There might well be other products / combos that give better results, but this last year I have been genuinely delighted at the absolute ease and speed of use / gloss / durability of FK100p with BSD used regularly as a top up.

Haven't got much time for detailing at the moment, but yesterday cleaned and applied FK100p and it is just so quick and forgiving to apply and buff.

BSD every month or so will get me through the winter with ease.

Do love the slightly different "new paint" look that FK100p gives - it's not really like anything else I have encountered. Drove down the motorway this afternoon and watched the rain roll off the bonnet

Sent from my P027 using Tapatalk


----------



## camerashy (Feb 9, 2014)

GleemSpray said:


> There might well be other products / combos that give better results, but this last year I have been genuinely delighted at the absolute ease and speed of use / gloss / durability of FK100p with BSD used regularly as a top up.
> 
> Haven't got much time for detailing at the moment, but yesterday cleaned and applied FK100p and it is just so quick and forgiving to apply and buff.
> 
> ...


Only used FK100p on my alloys but following your recommendation will certainly try it out on my wife's Fiesta


----------



## SadlyDistracted (Jan 18, 2013)

HI, I used to be 476 fan for many years, then went down the sealants route, Gtechniq, Carpro and also never looked back. A bit more work at first but then just simple washing. Everything stays cleaner and the beading is very self gratifying ! 
All of my polishing and sealant work has been done outside and will say that if you can get several dry hours after application that's all that's really needed - not days in a centrally heated car 'lounge'. Also you can always do it bits, e,g bonnet and wings, roof & 3/4s etc ;-)

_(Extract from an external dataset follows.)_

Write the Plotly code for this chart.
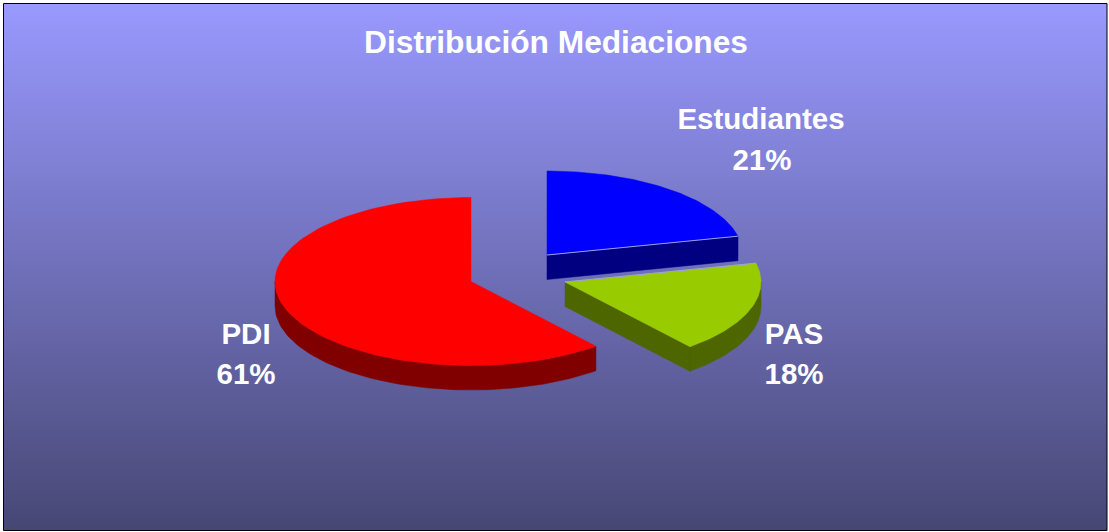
import math
import plotly.graph_objects as go

categories = ["Estudiantes", "PAS", "PDI"]
values = [21.4, 17.6, 61.0]
top_colors = ["#0000FF", "#99CC00", "#FF0000"]
side_colors = ["#000080", "#4D6600", "#800000"]
centers = [(547, 255), (565, 282), (471, 281.5)]
title = "Distribución Mediaciones"
label_pos = [((761, 122), (762, 163)), ((794, 337), (794, 377)), ((246, 337), (246, 377))]

W, H = 1109, 532
RX, RY, DEPTH = 196, 84, 24.5
FONT = "Liberation Sans"


def pt(c, a, dy=0):
    return (c[0] + RX * math.sin(a), c[1] - RY * math.cos(a) + dy)


def arc(c, a0, a1, n=90):
    return [pt(c, a0 + (a1 - a0) * i / n) for i in range(n + 1)]


def poly(points, color):
    xs = [p[0] for p in points] + [points[0][0]]
    ys = [p[1] for p in points] + [points[0][1]]
    return go.Scatter(x=xs, y=ys, mode="lines", fill="toself", fillcolor=color,
                      line=dict(color=color, width=0.5), hoverinfo="skip", showlegend=False)


def band(path, color):
    return poly(path + [(x, y + DEPTH) for x, y in reversed(path)], color)


fig = go.Figure()
fig.add_trace(go.Scatter(
    x=[3.5, 1107, 1107, 3.5, 3.5], y=[3.5, 3.5, 530.5, 530.5, 3.5], mode="lines", fill="toself",
    line=dict(color="#000000", width=1), hoverinfo="skip", showlegend=False,
    fillgradient=dict(type="vertical", start=3, stop=530,
                      colorscale=[[0, "#9999FF"], [1, "#474775"]]),
))

total = sum(values)
start = 0.0
wedges = []
for v, tc, sc, c in zip(values, top_colors, side_colors, centers):
    end = start + 2 * math.pi * v / total
    wedges.append((start, end, tc, sc, c))
    start = end

# back-to-front: blue, then red, then green
for idx in (0, 2, 1):
    a0, a1, tc, sc, c = wedges[idx]
    lo, hi = max(a0, math.pi / 2), min(a1, 3 * math.pi / 2)
    if hi > lo:
        fig.add_trace(band(arc(c, lo, hi), sc))
    if idx in (0, 1):
        fig.add_trace(band([c, pt(c, a1)], sc))
    fig.add_trace(poly([c] + arc(c, a0, a1), tc))
    if idx in (0, 1):
        edge = [c, pt(c, a1 if idx == 0 else a0)]
        fig.add_trace(go.Scatter(x=[p[0] for p in edge], y=[p[1] for p in edge], mode="lines",
                                 line=dict(color="#9DA0E8", width=1), hoverinfo="skip", showlegend=False))

tx, ty, tt = [], [], []
for cat, v, (p1, p2) in zip(categories, values, label_pos):
    tx += [p1[0], p2[0]]
    ty += [p1[1], p2[1]]
    tt += [cat, f"{round(v)}%"]
fig.add_trace(go.Scatter(x=tx, y=ty, text=tt, mode="text", hoverinfo="skip", showlegend=False,
                         textposition="middle center",
                         textfont=dict(family=FONT, size=29.5, color="#FFFFFF", weight="bold")))
fig.add_trace(go.Scatter(x=[556], y=[45], text=[title], mode="text", hoverinfo="skip", showlegend=False,
                         textposition="middle center",
                         textfont=dict(family=FONT, size=31.7, color="#FFFFFF", weight="bold")))

fig.update_layout(
    width=W, height=H, margin=dict(l=0, r=0, t=0, b=0),
    paper_bgcolor="#FFFFFF", plot_bgcolor="#FFFFFF", showlegend=False,
    xaxis=dict(range=[0, W], visible=False, fixedrange=True),
    yaxis=dict(range=[H, 0], visible=False, fixedrange=True),
)
fig.write_html("out.html", config={"displayModeBar": False, "responsive": False},
               post_script="document.body.style.margin='0';document.body.style.overflow='hidden';")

Admittedly it subsequently saves hours and you don't have to keep waxing every couple of months - but that allows me to do other thing. like reading tis forum and wondering if should be trying something new 8-o


Oh and also after year of owner ship, say e.g. 9yr -110000miles and 6yr-80000 miles folks and garages cant believe how fresh/new the cars look!

PS I'v some 476 left if anyone wants to buy some cheap!


----------



## westerman (Oct 12, 2008)

I have tried "Life after 476" using all manner of waxes.( similar price bracket) I don't use Ceramics and other sealants because I don't want a product that eliminates the need to wax as I love waxing 2 or 3 times a year.
I am now back with 476 for winter because I've found nothing to better it for longevity and a quick spritz with BSD gives all the shine I need.
In summer I'm now using AG UHD wax.

I appreciate each to his own but I still find 476 awesome.

Harry


----------



## jazzite73 (Mar 27, 2018)

I have tried fusso and was not impressed. Bought on recommendation. Give it another year and people will start slating it. Usually the way...new product=mass excitement. Then dust settles and people wonder why it was so over aggrandized.
Cures very quickly. Leave longer than 5 minutes and the stuff is tough to remove


----------



## derbigofast (Dec 6, 2011)

i find simoniz origional just apply as directions on tin and i have never had a problem. apply as thin as a nats wing and you can leave it all day and still buffs off easy. i have never had a problem but alot of others seem to for some reason, i apply with autobrite waxbuddy if it would make a difference for any reason.


----------



## Dannbodge (Sep 26, 2010)

Can't knock Fusso, so easy to apply and remove. The water behaviour is amazing too

Although I've moved onto spray sealants now and just top them up every wash.


----------



## Gixxer6 (Apr 5, 2014)

I'm really happy with BH DSW, lasts ages and has a nice gloss. I've heard good things about Farecla G3 Supergloss wax (good longevity and gloss) , hoping to try that once the DSW is finished.


----------



## Tykebike (Mar 27, 2016)

I can't comment on the longevity compared to Collinite 845 but I've just switched to Fusso because I found it irksome having to keep the 845 in a bucket of hot water to enable it to come out of the bottle.
I did a full decontamination and polish on my V70 before applying the Fusso Light. It was easy to use even in sunshine - following the advice on the Forensic Detailing Channel I applied it to two panels, buffed off the first then applied it to another before buffing the second etc. I was a bit concerned about this on the massive roof but it went without a hitch.
The following week I repeated the whole procedure on my wife's V50. I must admit that whilst rinsing it off the beading was still very good indeed considering the 845 had been on since October last year. However I pressed on.
After a week of loving it, curiosity killed the cat (sorry cat lovers) and I bought and applied King of Gloss to them and there is a slight improvement in the gloss levels.
I also applied Fusso to the wheels of the V70 which had previously had G5 applied on the frontside and I found that it made subsequent washes easier than before.
All in all very pleased with the switch but only time will tell whether it is longer lasting.


----------